__Data segment__
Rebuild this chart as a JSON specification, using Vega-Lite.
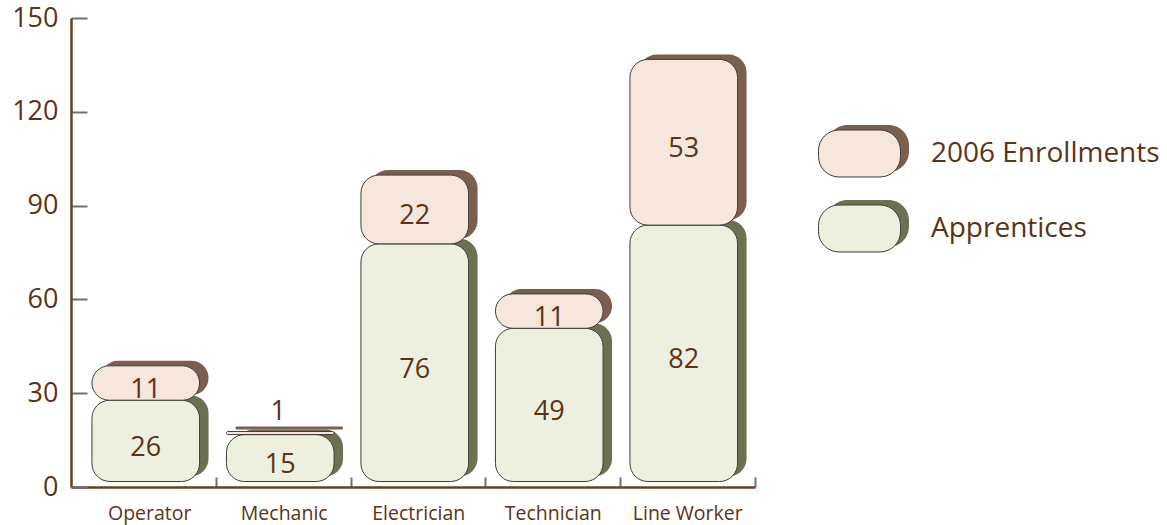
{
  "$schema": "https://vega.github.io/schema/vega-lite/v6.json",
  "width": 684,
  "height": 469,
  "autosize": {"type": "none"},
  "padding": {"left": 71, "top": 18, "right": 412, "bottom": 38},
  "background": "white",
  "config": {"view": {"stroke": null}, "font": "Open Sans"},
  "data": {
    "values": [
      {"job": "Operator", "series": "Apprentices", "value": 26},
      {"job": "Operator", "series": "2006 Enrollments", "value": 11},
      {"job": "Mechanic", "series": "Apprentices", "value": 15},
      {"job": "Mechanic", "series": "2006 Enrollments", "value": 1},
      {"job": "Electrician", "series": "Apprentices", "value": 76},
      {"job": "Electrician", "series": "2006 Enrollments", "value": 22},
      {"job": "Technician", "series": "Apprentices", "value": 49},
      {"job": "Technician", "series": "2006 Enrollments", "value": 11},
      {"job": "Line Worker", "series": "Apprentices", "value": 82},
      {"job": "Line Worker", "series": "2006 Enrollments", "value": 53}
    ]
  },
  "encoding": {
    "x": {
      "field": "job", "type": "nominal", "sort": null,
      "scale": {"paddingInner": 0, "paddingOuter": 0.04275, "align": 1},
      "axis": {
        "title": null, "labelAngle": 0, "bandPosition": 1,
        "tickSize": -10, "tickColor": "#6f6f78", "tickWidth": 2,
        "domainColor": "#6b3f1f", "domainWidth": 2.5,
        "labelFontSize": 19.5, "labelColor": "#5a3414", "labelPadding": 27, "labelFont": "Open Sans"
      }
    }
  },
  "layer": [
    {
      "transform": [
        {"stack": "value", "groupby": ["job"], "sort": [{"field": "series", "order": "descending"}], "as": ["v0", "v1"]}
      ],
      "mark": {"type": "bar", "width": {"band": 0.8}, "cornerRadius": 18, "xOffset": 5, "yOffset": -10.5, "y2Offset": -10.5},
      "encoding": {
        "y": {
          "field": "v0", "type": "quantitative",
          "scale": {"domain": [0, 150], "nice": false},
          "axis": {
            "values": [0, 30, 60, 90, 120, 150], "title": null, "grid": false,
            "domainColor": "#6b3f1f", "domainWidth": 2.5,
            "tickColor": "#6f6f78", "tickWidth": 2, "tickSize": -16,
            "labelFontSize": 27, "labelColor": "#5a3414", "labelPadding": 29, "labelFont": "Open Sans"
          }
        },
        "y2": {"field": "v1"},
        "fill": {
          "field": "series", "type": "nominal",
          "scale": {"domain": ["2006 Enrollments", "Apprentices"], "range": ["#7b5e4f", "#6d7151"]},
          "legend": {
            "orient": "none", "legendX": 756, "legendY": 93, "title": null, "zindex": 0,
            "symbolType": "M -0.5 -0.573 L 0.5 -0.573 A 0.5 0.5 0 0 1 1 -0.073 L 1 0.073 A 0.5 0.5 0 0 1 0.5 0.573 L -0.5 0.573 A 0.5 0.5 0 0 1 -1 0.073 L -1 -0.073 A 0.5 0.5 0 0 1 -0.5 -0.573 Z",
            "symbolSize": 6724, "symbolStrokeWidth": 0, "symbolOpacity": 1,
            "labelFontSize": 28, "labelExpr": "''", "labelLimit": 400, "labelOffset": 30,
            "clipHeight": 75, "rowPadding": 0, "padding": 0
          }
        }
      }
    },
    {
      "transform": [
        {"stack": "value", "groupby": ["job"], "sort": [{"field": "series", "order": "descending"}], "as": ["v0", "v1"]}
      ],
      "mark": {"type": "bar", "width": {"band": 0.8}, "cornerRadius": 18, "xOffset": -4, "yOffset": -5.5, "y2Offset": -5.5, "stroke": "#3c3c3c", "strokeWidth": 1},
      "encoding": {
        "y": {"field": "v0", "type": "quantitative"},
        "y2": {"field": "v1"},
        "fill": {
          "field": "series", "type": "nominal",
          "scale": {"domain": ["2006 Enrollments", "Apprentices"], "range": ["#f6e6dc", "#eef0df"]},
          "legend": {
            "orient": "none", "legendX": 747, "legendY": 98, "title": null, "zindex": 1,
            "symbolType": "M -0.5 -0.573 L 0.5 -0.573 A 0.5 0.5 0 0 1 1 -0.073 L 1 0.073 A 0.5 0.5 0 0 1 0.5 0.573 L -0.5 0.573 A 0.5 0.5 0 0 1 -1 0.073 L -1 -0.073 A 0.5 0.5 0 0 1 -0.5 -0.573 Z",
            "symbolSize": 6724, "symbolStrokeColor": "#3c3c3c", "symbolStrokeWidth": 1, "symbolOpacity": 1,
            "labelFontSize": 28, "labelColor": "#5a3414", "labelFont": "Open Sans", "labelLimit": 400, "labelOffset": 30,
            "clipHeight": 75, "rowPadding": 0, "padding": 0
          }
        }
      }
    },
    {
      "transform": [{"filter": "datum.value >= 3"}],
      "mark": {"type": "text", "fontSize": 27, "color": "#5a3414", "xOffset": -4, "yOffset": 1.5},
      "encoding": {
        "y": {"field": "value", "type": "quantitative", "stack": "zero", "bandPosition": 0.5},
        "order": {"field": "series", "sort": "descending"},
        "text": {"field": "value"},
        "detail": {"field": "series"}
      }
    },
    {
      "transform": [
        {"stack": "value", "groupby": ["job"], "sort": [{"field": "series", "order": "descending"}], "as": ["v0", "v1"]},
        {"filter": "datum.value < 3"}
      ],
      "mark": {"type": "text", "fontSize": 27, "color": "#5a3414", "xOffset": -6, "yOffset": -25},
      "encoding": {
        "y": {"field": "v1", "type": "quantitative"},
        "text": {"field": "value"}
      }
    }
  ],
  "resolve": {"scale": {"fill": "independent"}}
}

__Objective__
Repeat the data above exactly, but not the pictures.

__Exercise response__
Rebuild this chart as a JSON specification, using Vega-Lite.
{
  "$schema": "https://vega.github.io/schema/vega-lite/v6.json",
  "width": 684,
  "height": 469,
  "autosize": {"type": "none"},
  "padding": {"left": 71, "top": 18, "right": 412, "bottom": 38},
  "background": "white",
  "config": {"view": {"stroke": null}, "font": "Open Sans"},
  "data": {
    "values": [
      {"job": "Operator", "series": "Apprentices", "value": 26},
      {"job": "Operator", "series": "2006 Enrollments", "value": 11},
      {"job": "Mechanic", "series": "Apprentices", "value": 15},
      {"job": "Mechanic", "series": "2006 Enrollments", "value": 1},
      {"job": "Electrician", "series": "Apprentices", "value": 76},
      {"job": "Electrician", "series": "2006 Enrollments", "value": 22},
      {"job": "Technician", "series": "Apprentices", "value": 49},
      {"job": "Technician", "series": "2006 Enrollments", "value": 11},
      {"job": "Line Worker", "series": "Apprentices", "value": 82},
      {"job": "Line Worker", "series": "2006 Enrollments", "value": 53}
    ]
  },
  "encoding": {
    "x": {
      "field": "job", "type": "nominal", "sort": null,
      "scale": {"paddingInner": 0, "paddingOuter": 0.04275, "align": 1},
      "axis": {
        "title": null, "labelAngle": 0, "bandPosition": 1,
        "tickSize": -10, "tickColor": "#6f6f78", "tickWidth": 2,
        "domainColor": "#6b3f1f", "domainWidth": 2.5,
        "labelFontSize": 19.5, "labelColor": "#5a3414", "labelPadding": 27, "labelFont": "Open Sans"
      }
    }
  },
  "layer": [
    {
      "transform": [
        {"stack": "value", "groupby": ["job"], "sort": [{"field": "series", "order": "descending"}], "as": ["v0", "v1"]}
      ],
      "mark": {"type": "bar", "width": {"band": 0.8}, "cornerRadius": 18, "xOffset": 5, "yOffset": -10.5, "y2Offset": -10.5},
      "encoding": {
        "y": {
          "field": "v0", "type": "quantitative",
          "scale": {"domain": [0, 150], "nice": false},
          "axis": {
            "values": [0, 30, 60, 90, 120, 150], "title": null, "grid": false,
            "domainColor": "#6b3f1f", "domainWidth": 2.5,
            "tickColor": "#6f6f78", "tickWidth": 2, "tickSize": -16,
            "labelFontSize": 27, "labelColor": "#5a3414", "labelPadding": 29, "labelFont": "Open Sans"
          }
        },
        "y2": {"field": "v1"},
        "fill": {
          "field": "series", "type": "nominal",
          "scale": {"domain": ["2006 Enrollments", "Apprentices"], "range": ["#7b5e4f", "#6d7151"]},
          "legend": {
            "orient": "none", "legendX": 756, "legendY": 93, "title": null, "zindex": 0,
            "symbolType": "M -0.5 -0.573 L 0.5 -0.573 A 0.5 0.5 0 0 1 1 -0.073 L 1 0.073 A 0.5 0.5 0 0 1 0.5 0.573 L -0.5 0.573 A 0.5 0.5 0 0 1 -1 0.073 L -1 -0.073 A 0.5 0.5 0 0 1 -0.5 -0.573 Z",
            "symbolSize": 6724, "symbolStrokeWidth": 0, "symbolOpacity": 1,
            "labelFontSize": 28, "labelExpr": "''", "labelLimit": 400, "labelOffset": 30,
            "clipHeight": 75, "rowPadding": 0, "padding": 0
          }
        }
      }
    },
    {
      "transform": [
        {"stack": "value", "groupby": ["job"], "sort": [{"field": "series", "order": "descending"}], "as": ["v0", "v1"]}
      ],
      "mark": {"type": "bar", "width": {"band": 0.8}, "cornerRadius": 18, "xOffset": -4, "yOffset": -5.5, "y2Offset": -5.5, "stroke": "#3c3c3c", "strokeWidth": 1},
      "encoding": {
        "y": {"field": "v0", "type": "quantitative"},
        "y2": {"field": "v1"},
        "fill": {
          "field": "series", "type": "nominal",
          "scale": {"domain": ["2006 Enrollments", "Apprentices"], "range": ["#f6e6dc", "#eef0df"]},
          "legend": {
            "orient": "none", "legendX": 747, "legendY": 98, "title": null, "zindex": 1,
            "symbolType": "M -0.5 -0.573 L 0.5 -0.573 A 0.5 0.5 0 0 1 1 -0.073 L 1 0.073 A 0.5 0.5 0 0 1 0.5 0.573 L -0.5 0.573 A 0.5 0.5 0 0 1 -1 0.073 L -1 -0.073 A 0.5 0.5 0 0 1 -0.5 -0.573 Z",
            "symbolSize": 6724, "symbolStrokeColor": "#3c3c3c", "symbolStrokeWidth": 1, "symbolOpacity": 1,
            "labelFontSize": 28, "labelColor": "#5a3414", "labelFont": "Open Sans", "labelLimit": 400, "labelOffset": 30,
            "clipHeight": 75, "rowPadding": 0, "padding": 0
          }
        }
      }
    },
    {
      "transform": [{"filter": "datum.value >= 3"}],
      "mark": {"type": "text", "fontSize": 27, "color": "#5a3414", "xOffset": -4, "yOffset": 1.5},
      "encoding": {
        "y": {"field": "value", "type": "quantitative", "stack": "zero", "bandPosition": 0.5},
        "order": {"field": "series", "sort": "descending"},
        "text": {"field": "value"},
        "detail": {"field": "series"}
      }
    },
    {
      "transform": [
        {"stack": "value", "groupby": ["job"], "sort": [{"field": "series", "order": "descending"}], "as": ["v0", "v1"]},
        {"filter": "datum.value < 3"}
      ],
      "mark": {"type": "text", "fontSize": 27, "color": "#5a3414", "xOffset": -6, "yOffset": -25},
      "encoding": {
        "y": {"field": "v1", "type": "quantitative"},
        "text": {"field": "value"}
      }
    }
  ],
  "resolve": {"scale": {"fill": "independent"}}
}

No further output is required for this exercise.